Alternative Exercises
If warrior poses aren't your thing right now, these build similar strength:
- Rear lunges: Same movement pattern (stepping back into a split stance), but dynamic instead of held. Builds the quad and glute strength that makes warrior holds easier.
- Split squats: A static split stance with up-and-down movement. Less balance demand than warrior 1, more strength loading on the front leg.
Programming Tips
So how do you actually work warrior pose into your routine?
- Beginners: 3 holds of 15-20 seconds per side, hands on hips. Focus on hip squaring and front knee alignment. Use as part of your warm-up or as a standalone flexibility session. Rest 15 seconds between sides.
- Intermediate: 3-5 holds of 30-45 seconds per side with full arm extension. Work into sun salutation or standing yoga sequences. Pair with warrior 2 and triangle pose for a complete standing flow.
- Advanced: Hold each side for 45-60 seconds. Flow between warrior 1, warrior 2, and warrior 3 without touching down between poses. Add a chair pose between sides for extra quad burn. Your legs will let you know they worked.
- Frequency: 3-5 times per week. Warrior poses are low-impact holds, so daily practice is fine if the intensity stays moderate. But if your quads are genuinely sore the next day, give them 48 hours.
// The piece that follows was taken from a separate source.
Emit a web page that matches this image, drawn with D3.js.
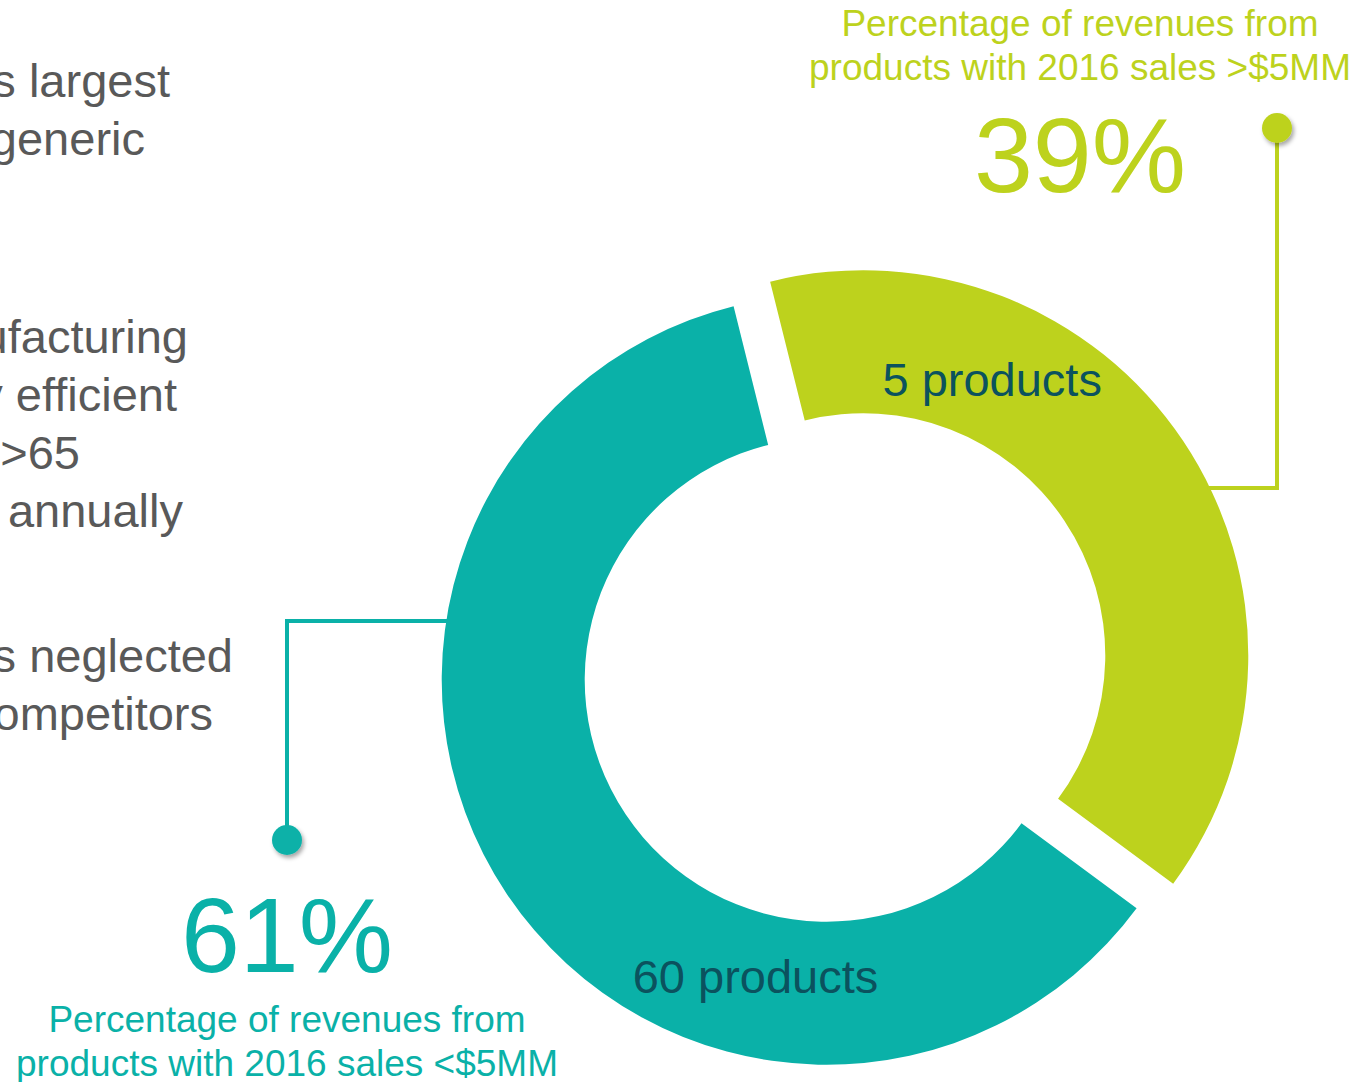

FitCraft's AI coach Ty programs warrior poses into your personalized yoga and strength routines. Ty's 3D demonstrations show the hip squaring and knee alignment from front and side angles, which honestly makes the form click way faster than a 2D photo. And the app tracks your hold times on each side so you can spot (and fix) left-right imbalances.
Frequently Asked Questions
What muscles does warrior 1 pose work?
Warrior 1 primarily works the quadriceps and glutes of the front leg, the deltoids of the raised arms, and the core (isometrically). It also stretches the hip flexors, calf, and Achilles tendon of the back leg. It's a full-body pose that builds lower body strength and hip flexibility at the same time.
What's the difference between warrior 1 and warrior 2?
Hip orientation. In warrior 1, your hips square forward and arms reach overhead. In warrior 2, your hips open to the side and arms extend horizontally. Warrior 1 emphasizes hip flexor stretching and overhead shoulder work. Warrior 2 emphasizes hip opening and lateral stability. Both build comparable lower body strength.
How long should I hold warrior pose?
Hold warrior 1 for 5-10 full breaths per side, roughly 30-60 seconds. Beginners can start with 3-5 breaths. The front thigh will burn. That's normal. Always match your hold time on both sides so you develop balanced strength and flexibility.
Why does my back knee hurt in warrior 1?
Usually the culprit is a narrow stance (feet in a straight line) or the back foot being angled too far outward. Widen your stance laterally so your feet are hip-width apart, not on a tightrope. Make sure your back leg is fully straight with the kneecap lifted. If pain persists, shorten your stance to reduce the depth of the lunge.
Is warrior pose good for beginners?
Absolutely. Warrior 1 is beginner-friendly with modifications like a shorter stance, hands on hips, or a less-deep front knee bend. It's one of the best foundational yoga poses because it builds the lower body strength, hip flexibility, and balance you need for almost every other standing pose.